The Associated Press
SHARM EL-SHEIKH, Egypt -- With the world on "a highway to climate hell with our foot on the accelerator," the United Nations chief on Monday told dozens of leaders to "cooperate or perish," singling out the two biggest polluting countries, China and the United States.
U.N. Secretary-General Antonio Guterres wasn't alone in preaching with tones of fire and brimstone to try to shake up the world's sense of urgency at this year's annual U.N. climate conference.
"Choose life over death," former U.S. Vice President Al Gore urged. "It is not time for moral cowardice."
Some of the strongest pleas for action came from leaders of poor nations that caused little of the pollution but often get a larger share of the weather-related damage. Several called on developed nations for reparations, which in climate negotiations is called "loss and damage."
"Africa should not pay for crimes they have not committed," Central African Republic President Faustin Archange Touadera said, adding that rich nations were to blame for the climate problem.

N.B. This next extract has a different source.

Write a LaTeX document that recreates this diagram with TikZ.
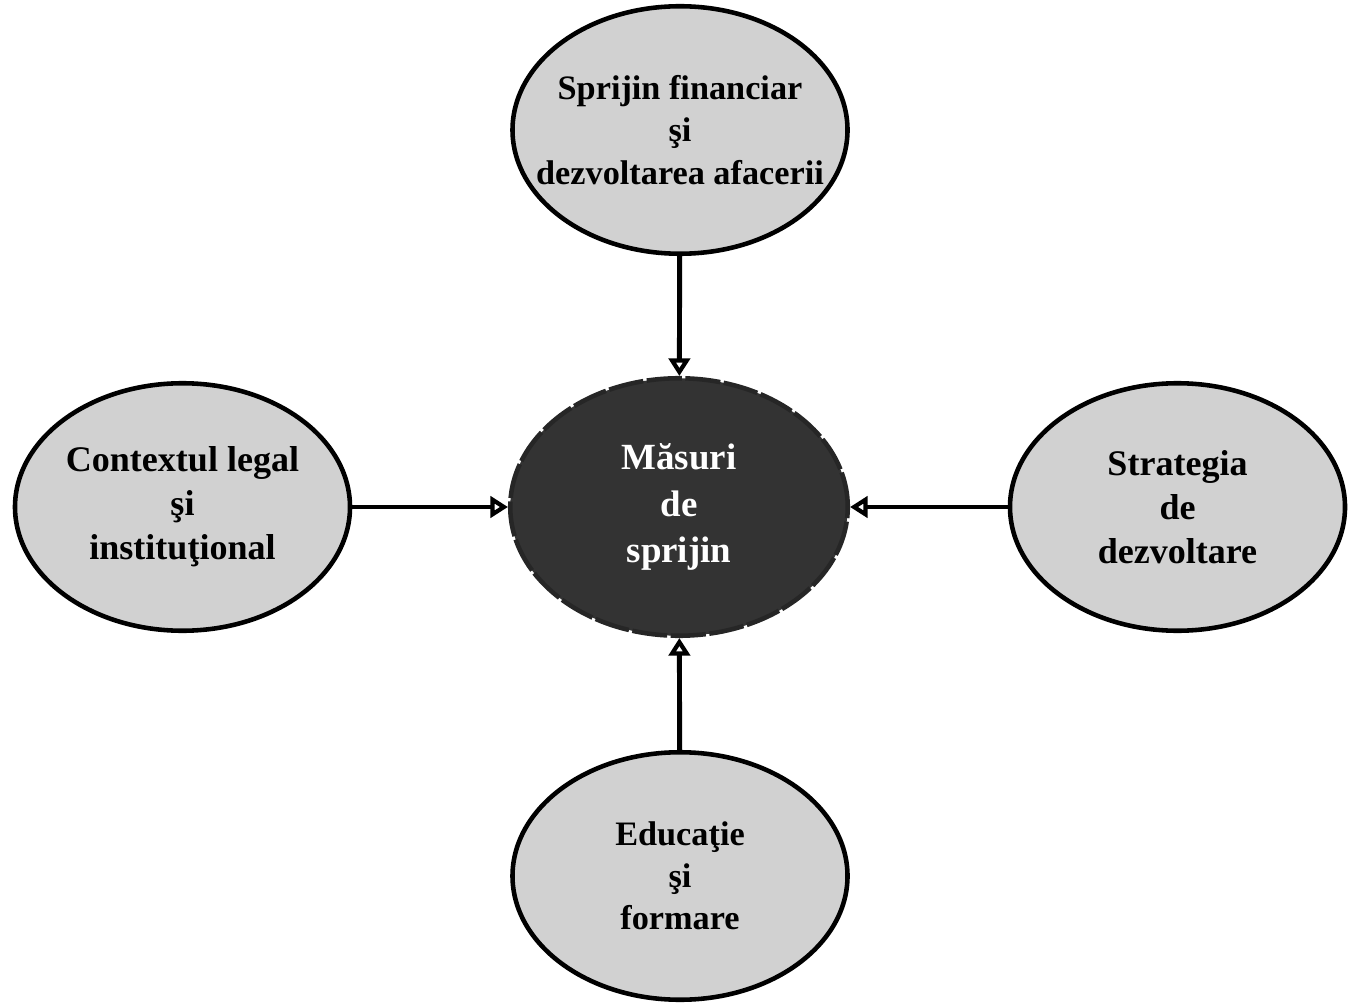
\documentclass[tikz,border=0pt]{standalone}
\usepackage{fontspec}
\setmainfont{Liberation Serif}
\usetikzlibrary{arrows.meta,shapes.geometric}
\begin{document}
\begin{tikzpicture}
    % Define the styles for the ellipses and arrows
    \tikzstyle{factor}=[ellipse, draw=black, line width=2.6pt, fill=black!18, text centered, minimum width=6.7cm, minimum height=4.95cm, inner xsep=-0.65cm, inner ysep=0pt, font=\fontsize{19.5}{24}\selectfont\bfseries, align=center]
    \tikzstyle{core}=[ellipse, draw=black!85, line width=2.6pt, dash pattern=on 20pt off 2pt, fill=black!80, text=white, minimum width=6.75cm, minimum height=5.15cm, inner sep=0pt, font=\fontsize{21}{26.5}\selectfont\bfseries, align=center]
    \tikzstyle{arrow}=[line width=2.8pt, -{Triangle[open, length=10pt, width=12pt, line width=2.4pt]}]

    \useasboundingbox (0, 0) rectangle (27.14, 20.08);

    % Draw the ellipses
    \node[core] (masuri) at (13.58, 9.94) {Măsuri\\de\\sprijin};
    \node[factor] (sprijin) at (13.6, 17.48) {Sprijin financiar\\şi\\dezvoltarea afacerii};
    \node[factor, font=\fontsize{20.5}{25}\selectfont\bfseries] (context) at (3.65, 9.94) {Contextul legal\\şi\\instituţional};
    \node[factor, font=\fontsize{20.5}{25}\selectfont\bfseries] (strategia) at (23.55, 9.94) {Strategia\\de\\dezvoltare};
    \node[factor] (educatie) at (13.6, 2.56) {Educaţie\\şi\\formare};

    % Draw the arrows towards the centre
    \draw[arrow] (sprijin) -- (masuri);
    \draw[arrow] (context) -- (masuri);
    \draw[arrow] (strategia) -- (masuri);
    \draw[arrow] (educatie) -- (masuri);
\end{tikzpicture}
\end{document}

"Climate change is directly threatening our people's lives, health and future," Kenyan President William K. Ruto said of the African continent, which he said is looking at $50 billion a year in climate change damage by 2050. Ruto said Kenya is choosing to not use many of its "dirty energy" resources even though it could help the poor nation financially, and has instead opted for cleaner fuels.
Loss and damage "is our daily experience and the living nightmare of millions of Kenyans and hundreds of millions of Africans," Ruto said.
Seychelles President Wavel John Charles Ramkalawan said, "Like other islands, our contribution in the destruction of the planet is minimal. Yet we suffer the most." He called on wealthier countries to assist in repairing the damage.
Barbados Prime Minister Mia Mottley called for a massive overhaul of international development loans and a 10% tax on fossil fuel companies, which she said made "$200 billion in profits in the last three months."
"I don't need to repeat the horror and the devastation wrecked upon this Earth over the course of the last 12 months since we met in Glasgow," Mottley said. "Whether the apocalyptic floods in Pakistan or the heat waves from Europe to China or indeed in the last few days in my own region, the devastation caused in Belize by Tropical Storm Lisa or the torrential floods a few days ago in St. Lucia."
Ahead of this year's conference, known as COP27, leaders and experts have been ringing alarm bells that time is running out to avert catastrophic rises in temperature. But the warnings may not have the impact of past meetings because of multiple other challenges pulling leaders' attention -- from midterm elections in the U.S. to the Russia-Ukraine war.
"In the fight for life on Earth, no one is a bystander," said Jordan's King Abdullah. "Every contribution counts. COP27 has brought us together to link forces and stand our ground. We are at the beginning of a long, challenging and urgent transformation."
More than 100 world leaders will speak over the next days at the gathering in Egypt, most from developing countries demanding greater accountability from the richest, most polluting nations. Much of their focus will be on telling their stories of devastation by climate disasters, including a speech Tuesday by Prime Minister Muhammad Sharif of Pakistan, where summer floods caused at least $40 billion in damage and displaced millions of people.
"Climate change will never stop without our intervention," the summit's host, Egyptian President Abdel Fattah el-Sissi, said.